Main GATT/WTO Agreements

GATT came into force in January 1948 as an interim multilateral agreement after the USA congress failed to ratify the agreement on the creation of ITO (International Trade Organization) and the Havana Charter. In practice GATT turned into a framework for the international trade system. Since then there have been eight rounds of trade negotiations (five in the 1950s and 1960s, the Tokyo Round of 1973–9, the Uruguay Round (UR) of 1986–94 and the latest Doha Round, which started in 2000 but has not yet been concluded. The UR led to the establishment of the WTO and a comprehensive agreement on international trade rules and some related issues.

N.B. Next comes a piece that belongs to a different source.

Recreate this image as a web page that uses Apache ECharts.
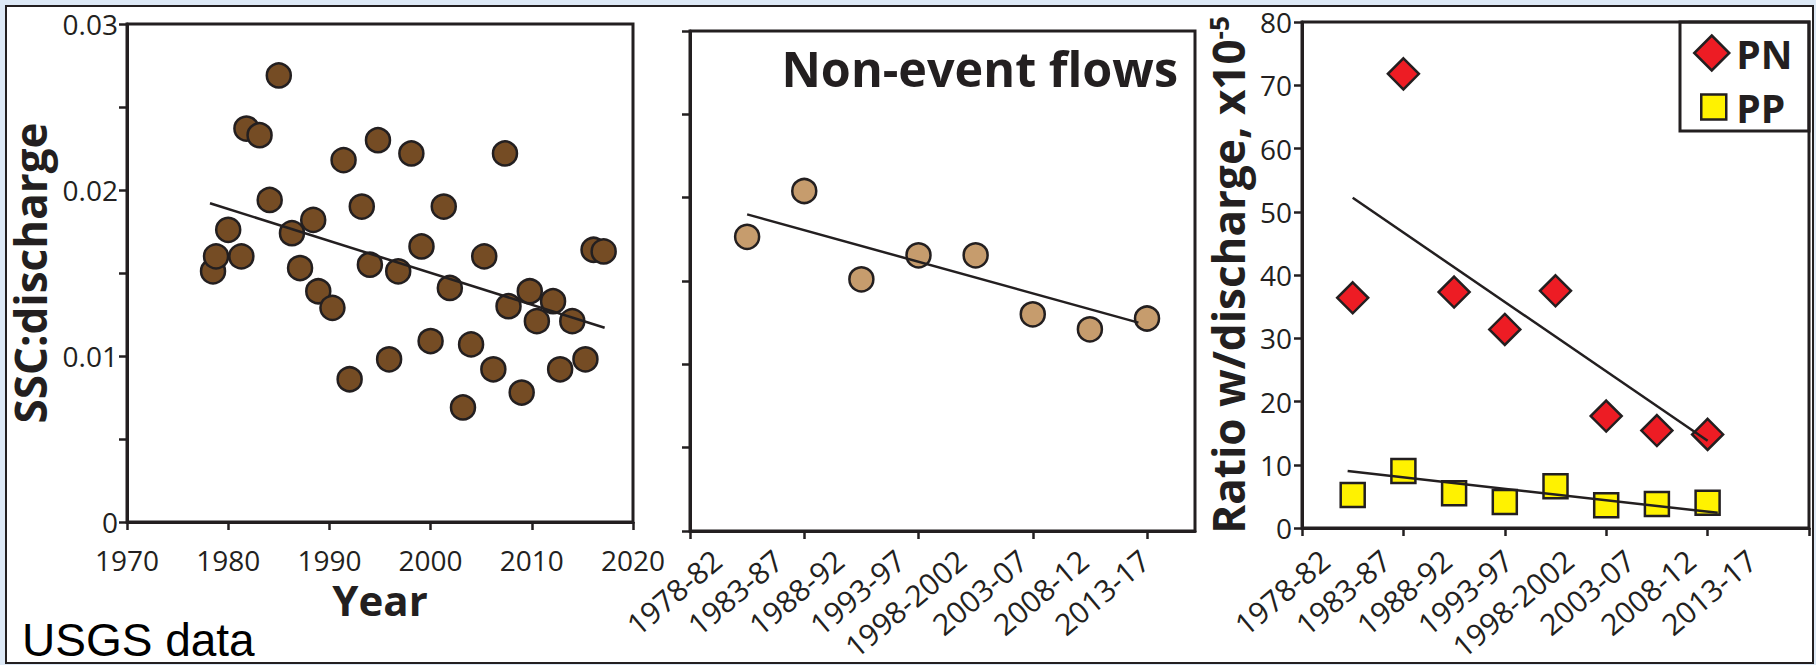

The UR agreements consist of 13 agreements on goods covering: (1) the General Agreement on Tariffs and Trade 1994, which is basically GATT 1947 and its amendment during various rounds, as well as 6 ‘understandings’ which provide interpretation of some of the articles of GATT; (2) 12 other agreements on goods dealing with agriculture, textiles and clothing, health and safety issues, antidumping procedures, custom valuation, perishable inspection, rules of origin, import licensing, subsidies and countervailing measures, safeguards and TRIMs (Trade Related Investment) issues; (3) it also includes such other agreements as GATS (General Agreement on Trade in Services); TRIPs (Trade-Related Aspects of Intellectual Property Rights); (4) understanding on dispute settlements; and four plurilateral trade agreements concerning civil aircraft, government procurement, dairy products and bovine meat.